The voulez vous chaud à la galerie Emmanuel Perrotin
Doué d’une force de travail dantesque, ce collectif qui s’était illustré dans l’art de repousser les limites de l’idiotie en multipliant, au long de performances jubilatoires et largement empreintes de mauvais goût les actions absurdes, revient aujourd’hui avec une exposition presque conventionnelle. Si ce n’était leur talent de faire tomber les limites du sens…
De la drôlerie scatophile et monumentale ne reste ici que le suc essentiel, la capacité de ce collectif à se plier au jeu de l’exposition. Seules deux séries d’œuvres sont présentées dans the voulez vous chaud. Un titre loin de figurer une hypothétique question ou même une permission ; les Gelitin s’emparent des cimaises de la galerie Perrotin sans faire de manières et exhibent sexes, matières fécales, corps suggestifs dans des collages surréalistes où les matières amalgamées viennent s’agglutiner pour figurer des œuvres organiques peuplées de fantasmes, de fantaisie autant que de banalité.
Car c’est là la grande force des Gelitin que d’avoir cerné cette frontière infime entre le plaisir de choquer et le plaisir en soi. Devant, derrière, les images de sexualité n’ont rien de la simple provocation priant les âmes sensibles de s’abstenir. Ici au contraire, tout n’est que sensibilité, rappel du corps, délire de la matière, désir de la représentation, obsession d’imaginaires capables de voir dans chaque objet la possibilité du jeu érotique et, partant, d’un nouveau rapport aux sens.
Ça sexualise, ça « fécalise » dans la joie et la parade, détournant les scénettes légères en leur adjoignant l’utopie d’une possibilité d’amour, d’un monde où chaque signe est un sexe, où chaque élément devient sensuel ; la représentation d’un monde où l’excès se fait loi. Parallèlement à ces collages sont montrés des tableaux comme autant d’agglomérats de plastilline, de couleurs emprisonnés dans des morceaux de bois. Surmontés d’un œil en plastique, ces profils inouïs parviennent à atteindre une réelle force et justifient ainsi la proposition d’une exposition moins explosive qu’à leur habitude. Sans pour autant tomber dans une révolution formelle, cette tendance naissante, ce style, continuent de maintenir l’indifférenciation du collectif, brisant encore, dans la facture aléatoire des objets, dans leur joyeuse imbécillité, tout retour vers une « vision » de l’artiste ; la subjectivité continue encore et toujours d’être noyée sous l’apparent plaisir de la matière, sous le feu des couleurs semblant dicter d’elles-mêmes les compositions.

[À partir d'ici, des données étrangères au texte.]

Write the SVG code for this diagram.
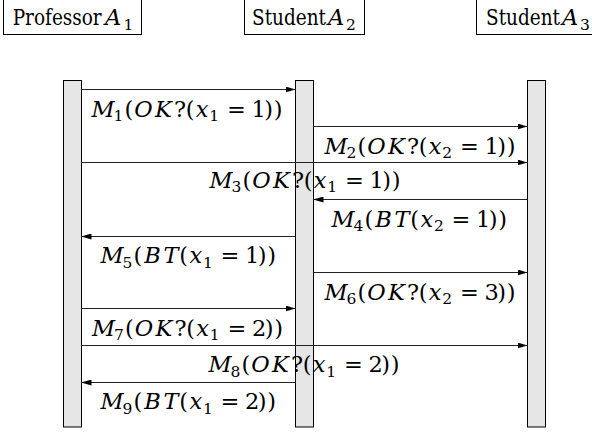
<svg xmlns="http://www.w3.org/2000/svg" width="592" height="432" viewBox="0 0 592 432">
<style>
  .box{fill:#fff;stroke:#000;stroke-width:1}
  .bar{fill:#e6e6e6;stroke:#000;stroke-width:1}
  text{font-family:'DejaVu Serif',serif;fill:#000}
  .hd{font-size:22.5px}
  .hs{font-size:15.5px}
  .msg{fill:none;stroke:#222;stroke-width:1;marker-end:url(#ah)}
  .lbl{font-size:22.5px}
  .i{font-style:italic}
  .s{font-size:15.5px}
</style>
<defs>
  <marker id="ah" markerUnits="userSpaceOnUse" markerWidth="10" markerHeight="6" refX="10" refY="3" orient="auto">
    <path d="M0,0 L10,3 L0,6 z" fill="#000"/>
  </marker>
</defs>
<rect width="592" height="432" fill="#fff"/>
<g id="professorA1">
  <rect class="box" x="3.5" y="-5" width="138" height="39.5"/>
  <text class="hd" y="25"><tspan x="12.7" textLength="89" lengthAdjust="spacingAndGlyphs">Professor</tspan><tspan class="i" x="105">A</tspan><tspan class="hs" x="123.5" y="29.5">1</tspan></text>
  <rect class="bar" x="63.5" y="80.5" width="18" height="346.5"/>
</g>
<g id="studentA2">
  <rect class="box" x="244.5" y="-5" width="120" height="39.5"/>
  <text class="hd" y="25"><tspan x="252" textLength="74" lengthAdjust="spacingAndGlyphs">Student</tspan><tspan class="i" x="328">A</tspan><tspan class="hs" x="346" y="29.5">2</tspan></text>
  <rect class="bar" x="295.5" y="80.5" width="18" height="346.5"/>
</g>
<g id="studentA3">
  <rect class="box" x="476.5" y="-5" width="120" height="39.5"/>
  <text class="hd" y="25"><tspan x="486" textLength="74" lengthAdjust="spacingAndGlyphs">Student</tspan><tspan class="i" x="562">A</tspan><tspan class="hs" x="580" y="29.5">3</tspan></text>
  <rect class="bar" x="527.5" y="80.5" width="18" height="346.5"/>
</g>
<g id="connectors">
  <line class="msg" x1="81.5" y1="89.5" x2="295.5" y2="89.5"/>
  <line class="msg" x1="313.5" y1="126.5" x2="527.5" y2="126.5"/>
  <line class="msg" x1="81.5" y1="162.5" x2="527.5" y2="162.5"/>
  <line class="msg" x1="527.5" y1="199.5" x2="313.5" y2="199.5"/>
  <line class="msg" x1="295.5" y1="236.5" x2="81.5" y2="236.5"/>
  <line class="msg" x1="313.5" y1="272.5" x2="527.5" y2="272.5"/>
  <line class="msg" x1="81.5" y1="308.5" x2="295.5" y2="308.5"/>
  <line class="msg" x1="81.5" y1="345.5" x2="527.5" y2="345.5"/>
  <line class="msg" x1="295.5" y1="382.5" x2="81.5" y2="382.5"/>
</g>
<g id="labels">
  <text class="lbl"><tspan class="i" x="91.5" y="116.5">M</tspan><tspan class="s" x="113.5" y="121">1</tspan><tspan x="124.5" y="116.5">(</tspan><tspan class="i" x="134.3 155" y="116.5">OK</tspan><tspan x="174 185.8" y="116.5">?(</tspan><tspan class="i" x="195.8" y="116.5">x</tspan><tspan class="s" x="209.3" y="121">1</tspan><tspan x="227 251.5 264.3 273.7" y="116.5">=1))</tspan></text>
  <text class="lbl"><tspan class="i" x="324.5" y="153.5">M</tspan><tspan class="s" x="346.5" y="158">2</tspan><tspan x="357.5" y="153.5">(</tspan><tspan class="i" x="367.3 388" y="153.5">OK</tspan><tspan x="407 418.8" y="153.5">?(</tspan><tspan class="i" x="428.8" y="153.5">x</tspan><tspan class="s" x="442.3" y="158">2</tspan><tspan x="460 484.5 497.3 506.7" y="153.5">=1))</tspan></text>
  <text class="lbl"><tspan class="i" x="209.5" y="187.5">M</tspan><tspan class="s" x="231.5" y="192">3</tspan><tspan x="242.5" y="187.5">(</tspan><tspan class="i" x="252.3 273" y="187.5">OK</tspan><tspan x="292 303.8" y="187.5">?(</tspan><tspan class="i" x="313.8" y="187.5">x</tspan><tspan class="s" x="327.3" y="192">1</tspan><tspan x="345 369.5 382.3 391.7" y="187.5">=1))</tspan></text>
  <text class="lbl"><tspan class="i" x="331.5" y="226.5">M</tspan><tspan class="s" x="353.5" y="231">4</tspan><tspan x="364.5" y="226.5">(</tspan><tspan class="i" x="375.3 394.5" y="226.5">BT</tspan><tspan x="410.3" y="226.5">(</tspan><tspan class="i" x="420.4" y="226.5">x</tspan><tspan class="s" x="433.9" y="231">2</tspan><tspan x="451.6 476 488.8 498.2" y="226.5">=1))</tspan></text>
  <text class="lbl"><tspan class="i" x="100.5" y="263">M</tspan><tspan class="s" x="122.5" y="267.5">5</tspan><tspan x="133.5" y="263">(</tspan><tspan class="i" x="144.3 163.5" y="263">BT</tspan><tspan x="179.3" y="263">(</tspan><tspan class="i" x="189.4" y="263">x</tspan><tspan class="s" x="202.9" y="267.5">1</tspan><tspan x="220.6 245 257.8 267.2" y="263">=1))</tspan></text>
  <text class="lbl"><tspan class="i" x="324.5" y="299.5">M</tspan><tspan class="s" x="346.5" y="304">6</tspan><tspan x="357.5" y="299.5">(</tspan><tspan class="i" x="367.3 388" y="299.5">OK</tspan><tspan x="407 418.8" y="299.5">?(</tspan><tspan class="i" x="428.8" y="299.5">x</tspan><tspan class="s" x="442.3" y="304">2</tspan><tspan x="460 484.5 497.3 506.7" y="299.5">=3))</tspan></text>
  <text class="lbl"><tspan class="i" x="92" y="335.5">M</tspan><tspan class="s" x="114" y="340">7</tspan><tspan x="125" y="335.5">(</tspan><tspan class="i" x="134.8 155.5" y="335.5">OK</tspan><tspan x="174.5 186.3" y="335.5">?(</tspan><tspan class="i" x="196.3" y="335.5">x</tspan><tspan class="s" x="209.8" y="340">1</tspan><tspan x="227.5 252 264.8 274.2" y="335.5">=2))</tspan></text>
  <text class="lbl"><tspan class="i" x="208.5" y="372">M</tspan><tspan class="s" x="230.5" y="376.5">8</tspan><tspan x="241.5" y="372">(</tspan><tspan class="i" x="251.3 272" y="372">OK</tspan><tspan x="291 302.8" y="372">?(</tspan><tspan class="i" x="312.8" y="372">x</tspan><tspan class="s" x="326.3" y="376.5">1</tspan><tspan x="344 368.5 381.3 390.7" y="372">=2))</tspan></text>
  <text class="lbl"><tspan class="i" x="100.5" y="409">M</tspan><tspan class="s" x="122.5" y="413.5">9</tspan><tspan x="133.5" y="409">(</tspan><tspan class="i" x="144.3 163.5" y="409">BT</tspan><tspan x="179.3" y="409">(</tspan><tspan class="i" x="189.4" y="409">x</tspan><tspan class="s" x="202.9" y="413.5">1</tspan><tspan x="220.6 245 257.8 267.2" y="409">=2))</tspan></text>
</g>
</svg>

Sans autre revendication que créer, expérimenter, vivre dans la joie et le montrer, les Gelitin parasitent en réalité l’obscénité en la saturant d’un bel outrage, en la coulant sous leurs propres contradictions ; celles d’artistes absolument libres dépendants de leur liberté autant que du plaisir de se mettre en scène dans leurs œuvres. Dépendants finalement de la joie autant que de son exhibition.